— START OF INFORMATION SUPPLIED —

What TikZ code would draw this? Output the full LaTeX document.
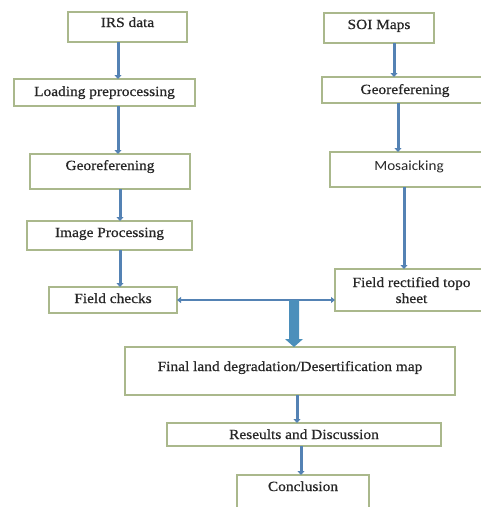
\documentclass[tikz,border=0pt]{standalone}
\usepackage{fontspec}
\setmainfont{Liberation Serif}[FakeStretch=1.1,FakeBold=0.6]
\newfontfamily\calib{Carlito}[FakeStretch=1.08]
\usetikzlibrary{arrows.meta,calc}
\definecolor{bordc}{RGB}{170,184,140}
\definecolor{arrc}{RGB}{84,130,180}
\begin{document}
\begin{tikzpicture}[x=1pt,y=-1pt,
  box/.style={draw=bordc,line width=1.1pt,fill=white,inner sep=0pt,outer sep=0pt,
    anchor=north west,text height=9pt,align=center,text=black!85,
    font=\fontsize{14}{16}\selectfont},
  arr/.style={draw=arrc,line width=3pt,-{Triangle[length=4pt,width=7pt]}},
  harr/.style={draw=arrc,line width=2pt,{Triangle[length=4pt,width=6pt]}-{Triangle[length=4pt,width=6pt]}}]
\useasboundingbox (0,0) rectangle (481,507);
\clip (0,0) rectangle (481,507);
% left column
\node[box,minimum width=119pt,minimum height=30pt,text depth=9pt] (irs) at (68,12) {IRS data};
\node[box,minimum width=181pt,minimum height=27pt,text depth=2pt] (load) at (14,79) {Loading preprocessing};
\node[box,minimum width=160pt,minimum height=35pt,text depth=12pt] (geoL) at (30,154) {Georeferening};
\node[box,minimum width=165pt,minimum height=29pt,text depth=6pt] (img) at (27,221) {Image Processing};
\node[box,minimum width=128pt,minimum height=26pt,text depth=3pt] (fc) at (49,287) {Field checks};
% right column
\node[box,minimum width=110pt,minimum height=30pt,text depth=7pt] (soi) at (324,13) {SOI Maps};
\node[box,minimum width=166pt,minimum height=26pt,text depth=1pt] (geoR) at (322,77) {Georeferening};
\node[box,minimum width=158pt,minimum height=35pt,text depth=8pt,font=\calib\fontsize{14}{16}\selectfont] (mos) at (330,152) {Mosaicking};
\node[box,minimum width=153pt,minimum height=42pt,text height=0pt,text depth=0pt] (fr) at (335,269)
  {\raisebox{3pt}[0pt][0pt]{\begin{tabular}[t]{@{}c@{}}Field rectified topo\\sheet\end{tabular}}};
% bottom
\node[box,minimum width=330pt,minimum height=48pt,text depth=9pt] (fin) at (125,347) {Final land degradation/Desertification map};
\node[box,minimum width=274pt,minimum height=23pt,text depth=0pt] (res) at (167,423) {Reseults and Discussion};
\node[box,minimum width=132pt,minimum height=40pt,text depth=17pt] (con) at (237,475) {Conclusion};
% connectors left
\draw[arr] ([xshift=-9.5pt]irs.south) -- ([xshift=-9.5pt]irs.south |- load.north);
\draw[arr] ([xshift=13.5pt]load.south) -- ([xshift=13.5pt]load.south |- geoL.north);
\draw[arr] ([xshift=10pt]geoL.south) -- ([xshift=10pt]geoL.south |- img.north);
\draw[arr] ([xshift=10.5pt]img.south) -- ([xshift=10.5pt]img.south |- fc.north);
% connectors right
\draw[arr] ([xshift=15pt]soi.south) -- ([xshift=15pt]soi.south |- geoR.north);
\draw[arr] ([xshift=-7pt]geoR.south) -- ([xshift=-7pt]geoR.south |- mos.north);
\draw[arr] ([xshift=-5pt]mos.south) -- ([xshift=-5pt]mos.south |- fr.north);
% horizontal double arrow
\draw[harr] (fc.east) -- (fc.east -| fr.west);
% block arrow down to final
\coordinate (tip) at ([xshift=4pt]fin.north);
\fill[arrc!90!cyan] ($(tip)+(-5,-47)$) -- ($(tip)+(5,-47)$) -- ($(tip)+(5,-8)$) -- ($(tip)+(9,-8)$)
  -- (tip) -- ($(tip)+(-9,-8)$) -- ($(tip)+(-5,-8)$) -- cycle;
% bottom connectors
\draw[arr] ([xshift=7pt]fin.south) -- ([xshift=7pt]fin.south |- res.north);
\draw[arr] ([xshift=-3pt]res.south) -- ([xshift=-3pt]res.south |- con.north);
\end{tikzpicture}
\end{document}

— END OF INFORMATION SUPPLIED —

_WHAT TO DO_
Return the whole listing, word for word, and leave out every picture.

_RESULT OF THIS EXERCISE_
What TikZ code would draw this? Output the full LaTeX document.
\documentclass[tikz,border=0pt]{standalone}
\usepackage{fontspec}
\setmainfont{Liberation Serif}[FakeStretch=1.1,FakeBold=0.6]
\newfontfamily\calib{Carlito}[FakeStretch=1.08]
\usetikzlibrary{arrows.meta,calc}
\definecolor{bordc}{RGB}{170,184,140}
\definecolor{arrc}{RGB}{84,130,180}
\begin{document}
\begin{tikzpicture}[x=1pt,y=-1pt,
  box/.style={draw=bordc,line width=1.1pt,fill=white,inner sep=0pt,outer sep=0pt,
    anchor=north west,text height=9pt,align=center,text=black!85,
    font=\fontsize{14}{16}\selectfont},
  arr/.style={draw=arrc,line width=3pt,-{Triangle[length=4pt,width=7pt]}},
  harr/.style={draw=arrc,line width=2pt,{Triangle[length=4pt,width=6pt]}-{Triangle[length=4pt,width=6pt]}}]
\useasboundingbox (0,0) rectangle (481,507);
\clip (0,0) rectangle (481,507);
% left column
\node[box,minimum width=119pt,minimum height=30pt,text depth=9pt] (irs) at (68,12) {IRS data};
\node[box,minimum width=181pt,minimum height=27pt,text depth=2pt] (load) at (14,79) {Loading preprocessing};
\node[box,minimum width=160pt,minimum height=35pt,text depth=12pt] (geoL) at (30,154) {Georeferening};
\node[box,minimum width=165pt,minimum height=29pt,text depth=6pt] (img) at (27,221) {Image Processing};
\node[box,minimum width=128pt,minimum height=26pt,text depth=3pt] (fc) at (49,287) {Field checks};
% right column
\node[box,minimum width=110pt,minimum height=30pt,text depth=7pt] (soi) at (324,13) {SOI Maps};
\node[box,minimum width=166pt,minimum height=26pt,text depth=1pt] (geoR) at (322,77) {Georeferening};
\node[box,minimum width=158pt,minimum height=35pt,text depth=8pt,font=\calib\fontsize{14}{16}\selectfont] (mos) at (330,152) {Mosaicking};
\node[box,minimum width=153pt,minimum height=42pt,text height=0pt,text depth=0pt] (fr) at (335,269)
  {\raisebox{3pt}[0pt][0pt]{\begin{tabular}[t]{@{}c@{}}Field rectified topo\\sheet\end{tabular}}};
% bottom
\node[box,minimum width=330pt,minimum height=48pt,text depth=9pt] (fin) at (125,347) {Final land degradation/Desertification map};
\node[box,minimum width=274pt,minimum height=23pt,text depth=0pt] (res) at (167,423) {Reseults and Discussion};
\node[box,minimum width=132pt,minimum height=40pt,text depth=17pt] (con) at (237,475) {Conclusion};
% connectors left
\draw[arr] ([xshift=-9.5pt]irs.south) -- ([xshift=-9.5pt]irs.south |- load.north);
\draw[arr] ([xshift=13.5pt]load.south) -- ([xshift=13.5pt]load.south |- geoL.north);
\draw[arr] ([xshift=10pt]geoL.south) -- ([xshift=10pt]geoL.south |- img.north);
\draw[arr] ([xshift=10.5pt]img.south) -- ([xshift=10.5pt]img.south |- fc.north);
% connectors right
\draw[arr] ([xshift=15pt]soi.south) -- ([xshift=15pt]soi.south |- geoR.north);
\draw[arr] ([xshift=-7pt]geoR.south) -- ([xshift=-7pt]geoR.south |- mos.north);
\draw[arr] ([xshift=-5pt]mos.south) -- ([xshift=-5pt]mos.south |- fr.north);
% horizontal double arrow
\draw[harr] (fc.east) -- (fc.east -| fr.west);
% block arrow down to final
\coordinate (tip) at ([xshift=4pt]fin.north);
\fill[arrc!90!cyan] ($(tip)+(-5,-47)$) -- ($(tip)+(5,-47)$) -- ($(tip)+(5,-8)$) -- ($(tip)+(9,-8)$)
  -- (tip) -- ($(tip)+(-9,-8)$) -- ($(tip)+(-5,-8)$) -- cycle;
% bottom connectors
\draw[arr] ([xshift=7pt]fin.south) -- ([xshift=7pt]fin.south |- res.north);
\draw[arr] ([xshift=-3pt]res.south) -- ([xshift=-3pt]res.south |- con.north);
\end{tikzpicture}
\end{document}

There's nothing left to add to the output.